Skip the pictures. Set down, word for word, the lines from the start of the material up to and including the line with "value inflection \u2014".

RECORDED INFORMATION:
━━━━━━━━━━━━━━━━━━━━

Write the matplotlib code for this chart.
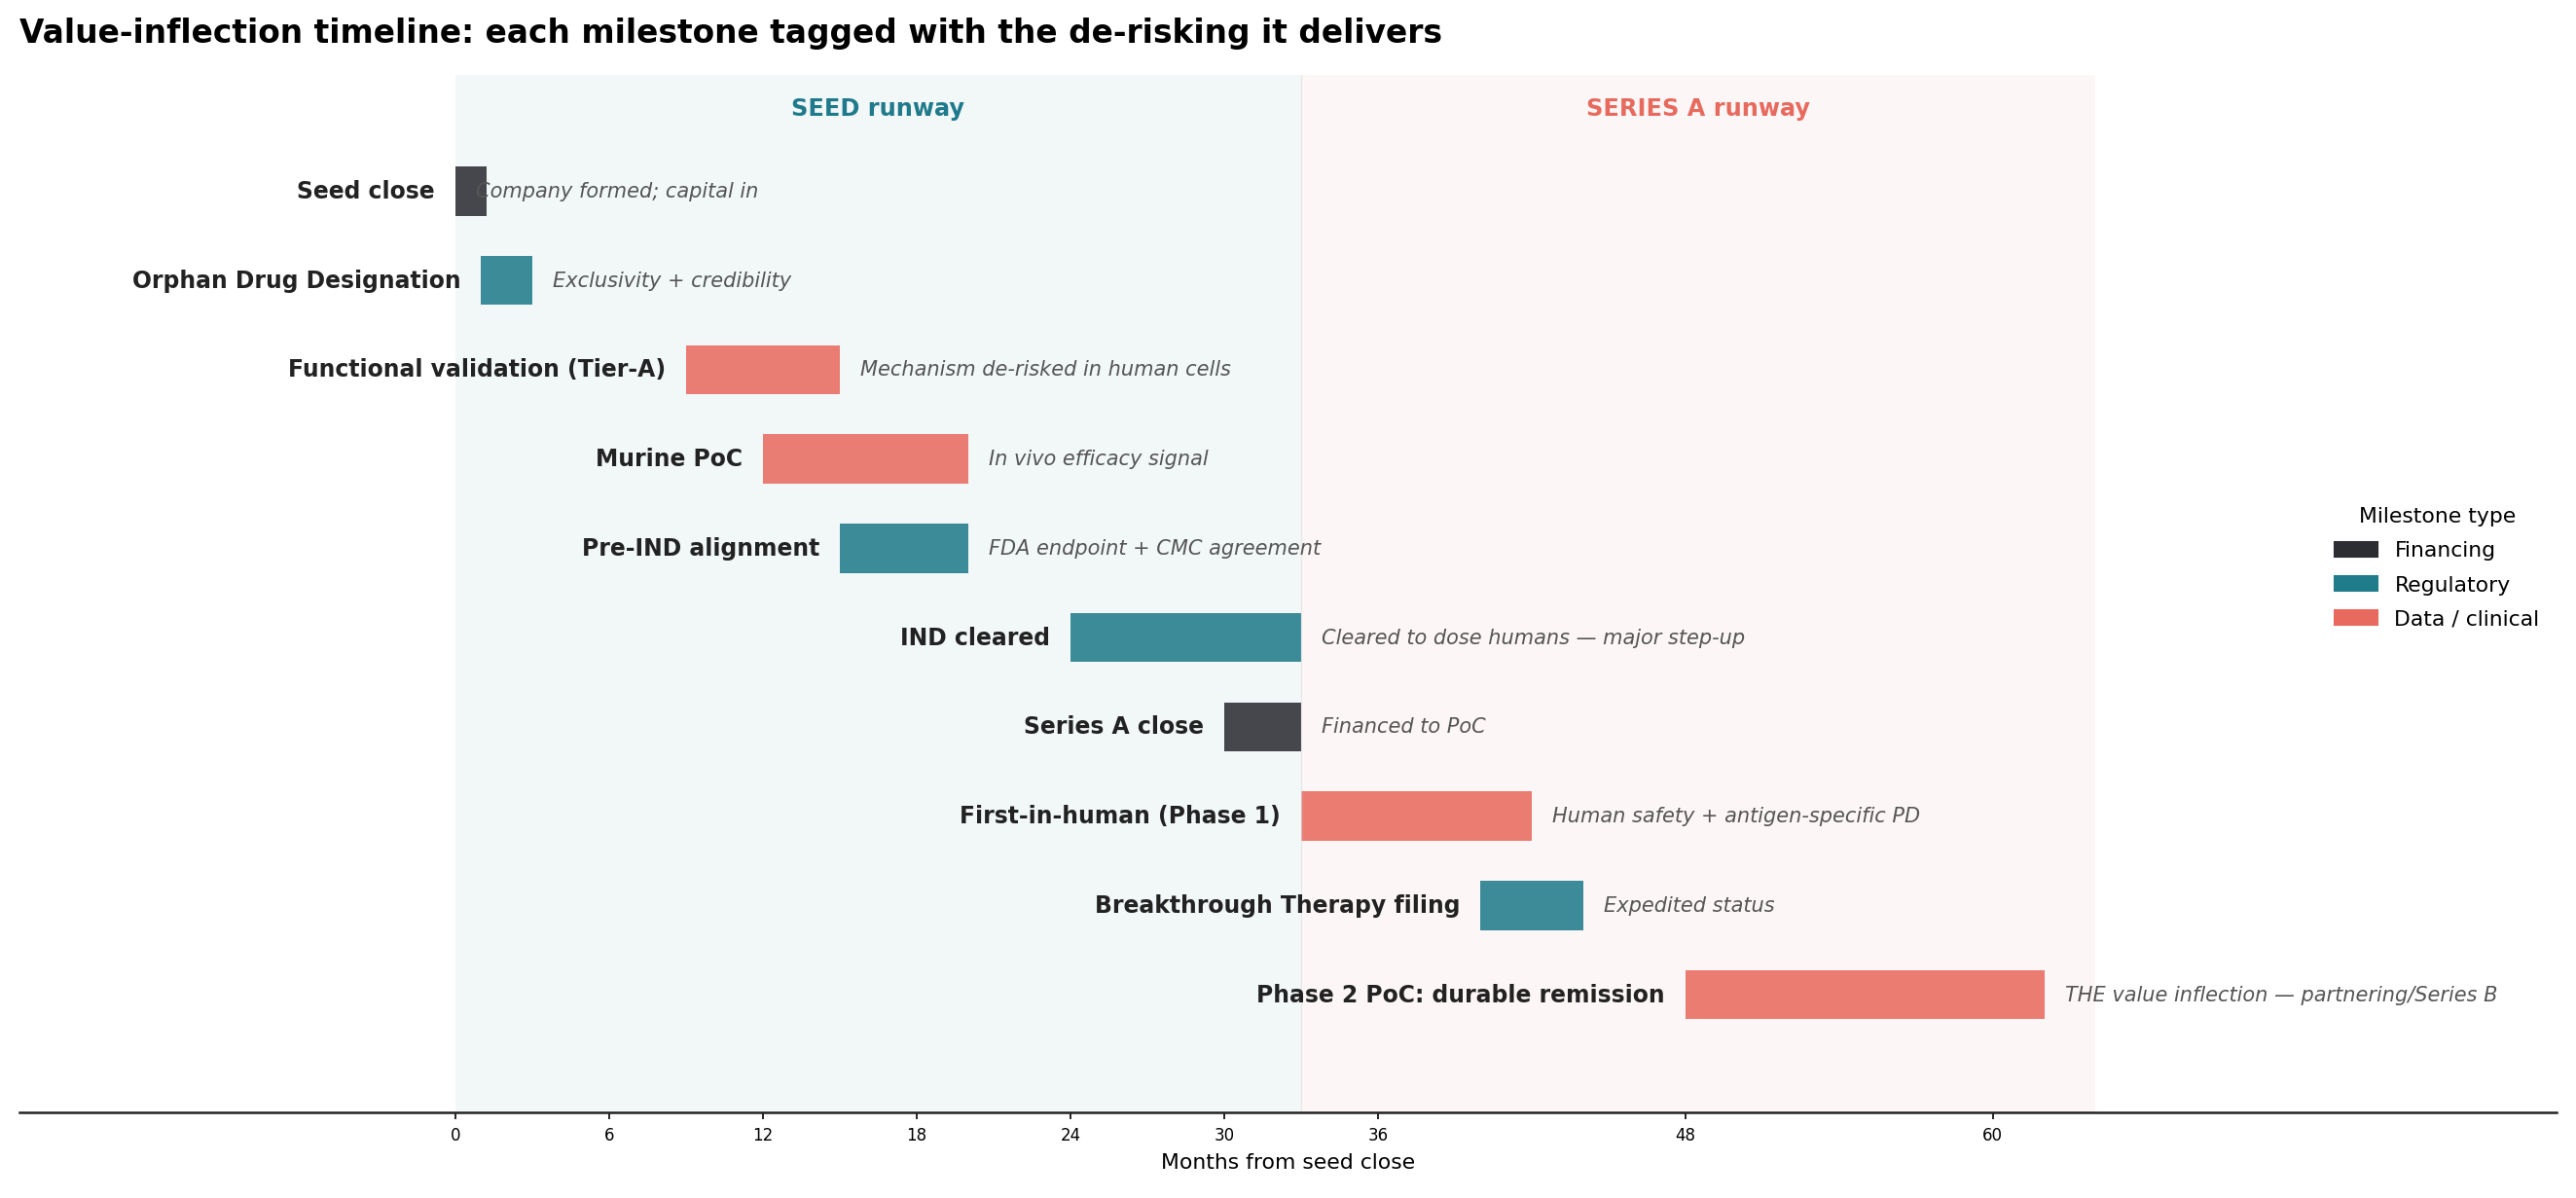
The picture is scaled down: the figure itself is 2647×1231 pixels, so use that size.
import numpy as np
import matplotlib
matplotlib.use("Agg")
import matplotlib.pyplot as plt
from matplotlib.patches import Patch

milestones = ["Seed close", "Orphan Drug Designation", "Functional validation (Tier-A)",
              "Murine PoC", "Pre-IND alignment", "IND cleared", "Series A close",
              "First-in-human (Phase 1)", "Breakthrough Therapy filing",
              "Phase 2 PoC: durable remission"]
start = [0, 1, 9, 12, 15, 24, 30, 33, 40, 48]
duration = [0, 2, 6, 8, 5, 9, 3, 9, 4, 14]
kind = ["Financing", "Regulatory", "Data / clinical", "Data / clinical", "Regulatory",
        "Regulatory", "Financing", "Data / clinical", "Regulatory", "Data / clinical"]
notes = ["Company formed; capital in", "Exclusivity + credibility",
         "Mechanism de-risked in human cells", "In vivo efficacy signal",
         "FDA endpoint + CMC agreement", "Cleared to dose humans \u2014 major step-up",
         "Financed to PoC", "Human safety + antigen-specific PD", "Expedited status",
         "THE value inflection \u2014 partnering/Series B"]

phases = ["SEED runway", "SERIES A runway"]
phase_start = [0, 33]
phase_end = [33, 64]

ticks = [0, 6, 12, 18, 24, 30, 36, 48, 60]

colors = {"Financing": "#2c2d32", "Regulatory": "#207b8b", "Data / clinical": "#e86a5f"}
phase_colors = ["#1f7a8c", "#e76a5e"]

fig = plt.figure(figsize=(17.65, 8.21), dpi=150)
ax = fig.add_axes([0.0077, 0.0713, 0.9846, 0.8657])

for i in range(2):
    ax.axvspan(phase_start[i], phase_end[i], color=phase_colors[i], alpha=0.055, lw=0)
    ax.text((phase_start[i] + phase_end[i]) / 2, -0.93, phases[i], ha="center", va="center",
            fontsize=11.5, fontweight="bold", color=phase_colors[i])
ax.axvline(phase_end[0], color="#dddddd", lw=0.6, alpha=0.6)

for i, name in enumerate(milestones):
    w = max(duration[i], 1.2)
    ax.barh(i, w, left=start[i], height=0.55, color=colors[kind[i]], alpha=0.87, lw=0)
    ax.text(start[i] - 0.8, i, name, ha="right", va="center", fontsize=11.3,
            fontweight="bold", color="#222222")
    ax.text(start[i] + duration[i] + 0.8, i, notes[i], ha="left", va="center",
            fontsize=10, style="italic", color="#555555")

ax.set_xlim(-17, 82)
ax.set_ylim(10.32, -1.3)
ax.set_yticks([])
ax.set_xticks(ticks)
ax.tick_params(axis="x", labelsize=8)
ax.set_xlabel("Months from seed close", fontsize=10.5)
for s in ["left", "right", "top"]:
    ax.spines[s].set_visible(False)
ax.spines["bottom"].set_linewidth(1.2)
ax.spines["bottom"].set_color("#222222")

handles = [Patch(color=colors[k], label=k) for k in colors]
ax.legend(handles=handles, title="Milestone type", loc="center left",
          bbox_to_anchor=(0.905, 0.525), frameon=False, fontsize=10.5, title_fontsize=10.5,
          labelspacing=0.7)

fig.text(0.0077, 0.972, "Value-inflection timeline: each milestone tagged with the de-risking it delivers",
         ha="left", va="center", fontsize=15.75, fontweight="bold")

fig.savefig("out.png", dpi=150)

━━━━━━━━━━━━━━━━━━━━

TASK ANSWER:
Write the matplotlib code for this chart.
The picture is scaled down: the figure itself is 2647×1231 pixels, so use that size.
import numpy as np
import matplotlib
matplotlib.use("Agg")
import matplotlib.pyplot as plt
from matplotlib.patches import Patch

milestones = ["Seed close", "Orphan Drug Designation", "Functional validation (Tier-A)",
              "Murine PoC", "Pre-IND alignment", "IND cleared", "Series A close",
              "First-in-human (Phase 1)", "Breakthrough Therapy filing",
              "Phase 2 PoC: durable remission"]
start = [0, 1, 9, 12, 15, 24, 30, 33, 40, 48]
duration = [0, 2, 6, 8, 5, 9, 3, 9, 4, 14]
kind = ["Financing", "Regulatory", "Data / clinical", "Data / clinical", "Regulatory",
        "Regulatory", "Financing", "Data / clinical", "Regulatory", "Data / clinical"]
notes = ["Company formed; capital in", "Exclusivity + credibility",
         "Mechanism de-risked in human cells", "In vivo efficacy signal",
         "FDA endpoint + CMC agreement", "Cleared to dose humans \u2014 major step-up",
         "Financed to PoC", "Human safety + antigen-specific PD", "Expedited status",
         "THE value inflection \u2014 partnering/Series B"]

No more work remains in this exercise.